Tucker Carlson was on the news the other night, apologizing for being wrong about Putin. Well, he wasn’t exactly pulling a “full Catholic” (“My fault, my fault, my most grievous fault,”) It was more of a, “Well, okay, I got some of it wrong; but it’s because everyone else acted stupidly, and how was I to expect that everyone else was going to act so stupidly?”

In other words, Tucker took a look at the footage coming out of Ukraine, with smoldering buildings, screaming children, and fires near a nuclear reactor, and he decided that — just perhaps — being harder on Joe Biden than on the heartless architect of this evil assault was a bad idea.

Tucker is typical of many media types on the right who have decided that Ronald Reagan is an outdated symbol of conservative glory and that Republicans should become more like Charles Lindbergh:  Isolationism today, isolationism tomorrow, isolationism forever. I don’t remember hearing Ronnie saying, “Mr. Gorbachev, tear down this wall–but only if you want to, and take your time about it since we’re not in a rush.”

If I sound petulant and a bit bitter, it’s only because I am.  The attitudes and reactions of many on the right have astounded me from the day Putin decided to march across the border of a sovereign nation and seize it.

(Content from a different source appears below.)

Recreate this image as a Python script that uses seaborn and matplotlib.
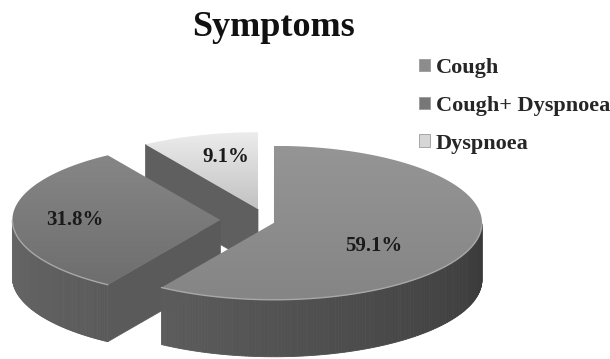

The other night, I’d had enough. I cracked my knuckles and began to tweet:

“I promised not to preach. I lied,” I confessed. “Watching scenes of the destruction in Ukraine and desperate families at train stations, I feel helpless and angry. My anger is at Putin, Russia, and anyone still preaching non-intervention.

“Fear is legitimate, including fear of nuclear incidents. Ukraine is the home of the ghost town Chernobyl, where ground still crackles and glows with the remnants of the 1986 apocalypse. But to be afraid is understandable. To make isolationism your religion is immoral.”

I went on.

“You do not have to be Jewish to remember the Holocaust. You do not need to be Armenian to remember the genocide. You do not have to be Kurdish to shudder at Saddam Hussein’s name. You do not need to be Bosnian to bow your head when you hear ‘Srebrenica.’ And you do not need to be an immigration lawyer (like me) to remember that almost a million Rwandans were killed in a few months.

“If you think that any of what is going on in Ukraine is not our business or is less important than domestic affairs, you are deluded. Full stop. Full, damn, stop.”

Those words cost me online “friends,” as I expected they would. Because in this craven new world, we are as divided by our politics as we are by rivers, mountains, and generations. We no longer look at things as Americans who stood athwart history telling dictatorial thugs to stop. We have lost our connection with the elders who survived Pearl Harbor and Normandy. And to those who say that, unlike today, America was attacked in 1941 and we were fighting for our survival, I know what’s at stake today: Our identity as the greatest country on earth, a haven for the oppressed and dispossessed.

Call me Jurassic, call me a throwback to naïve and innocent times, but I cannot believe this country and its people are willing to sit back and watch as a violent psychopath with an army bombs women and children back into the Stone Age. I can’t believe our only response to the slaughter of thousands in the heart of Europe will be sanctions and symbolism. Changing “Russian Dressing” to “Freedom Sauce” won’t save a single life.

Ukraine is used to being victimized by the West. The New York Times ignored the man-made famine that took place almost a century ago, which was Stalin’s strategy of genocide against a troublesome people.

Now, at least, attention is being paid. And I have to credit CNN for doing an exceptional job in bringing the horror into our homes. But there are still those who talk about “fake news,” as the embers are still bright near the nuclear reactor. And there are still those who will speak about “warmongers” and cleave onto their tribal relationships.

To me, when innocents are being killed, there are only two tribes: The heroes and the fools. And they are showing themselves more clearly, with each deadly day that passes.